The first audit of Holy See finances by a global accountancy firm has been permanently shelved in what will be seen as another setback in Pope Francis’ battle to reform Church finances.
A statement today from the Vatican announced that PricewaterhouseCoopers (PwC) would no longer be responsible for a far-reaching financial audit which would instead be performed by the Holy See’s Auditor General.
PwC would, the statement said, play an “assisting role” to the Auditor General and would also be available to help Vatican departments with support and consulting services.

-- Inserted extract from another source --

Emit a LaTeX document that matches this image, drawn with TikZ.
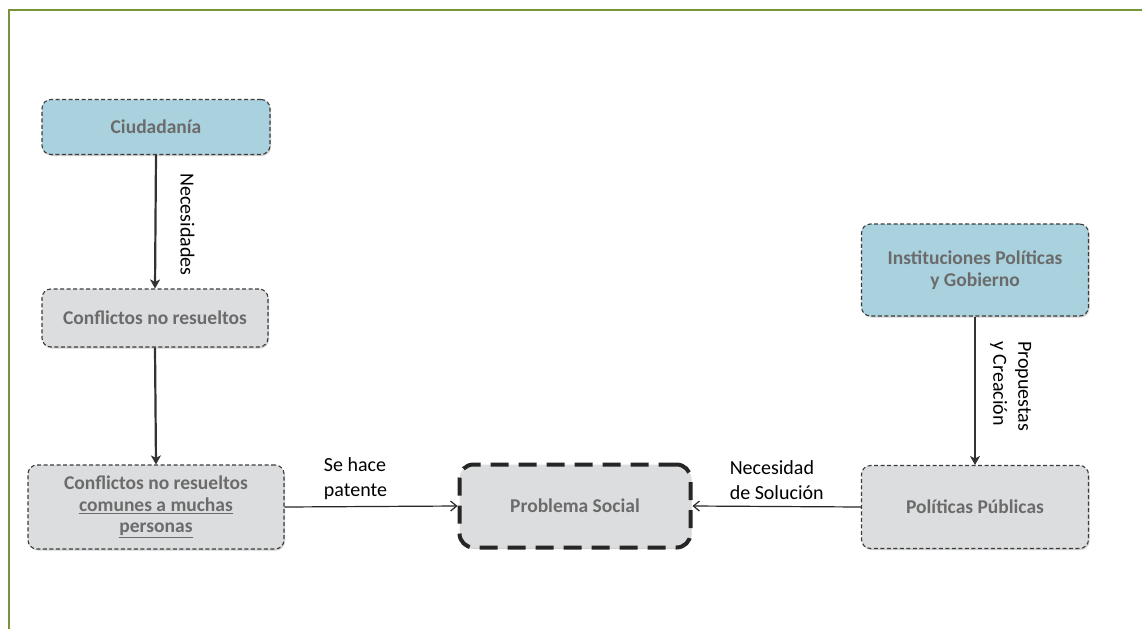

The work of PwC would have been the first of its kind and was going to provide a complete picture of Holy See finances, including a valuation of assets. But in April the firm’s work was unilaterally suspended exposing a power struggle between Australian Cardinal George Pell - who the Pope appointed to reform Vatican finances - and senior members of the Roman Curia.
PwC’s auditing was put on hold by a high-ranking official at the Secretariat of State, the Vatican’s most powerful department, who cited problems with the contract, including the fact that Cardinal Pell was one of the signatories. This assertion was challenged by the cardinal who said that PwC’s three year deal - reportedly worth $3 million - was agreed by the Council for the Economy, the body led by German Cardinal Reinhard Marx which also oversees Cardinal Pell’s department.
In a statement released today the Holy See said that “by law” the Auditor General should undertake the audit as this is “normally the case for every sovereign state”. The position of the Auditor General, first established under Francis, reports directly to the Pope and has the power to look at the finances of any Vatican identity. The current Auditor General is Libero Milone, a London-educated accountant who is a former chairman of Deloitte - a global accountancy firm - in Italy.
The Vatican’s statement today stressed that the path to achieving international accountancy standards is “normally complex and prolonged” and that the earlier suspension of PwC was not an attempt to “hinder reforms.”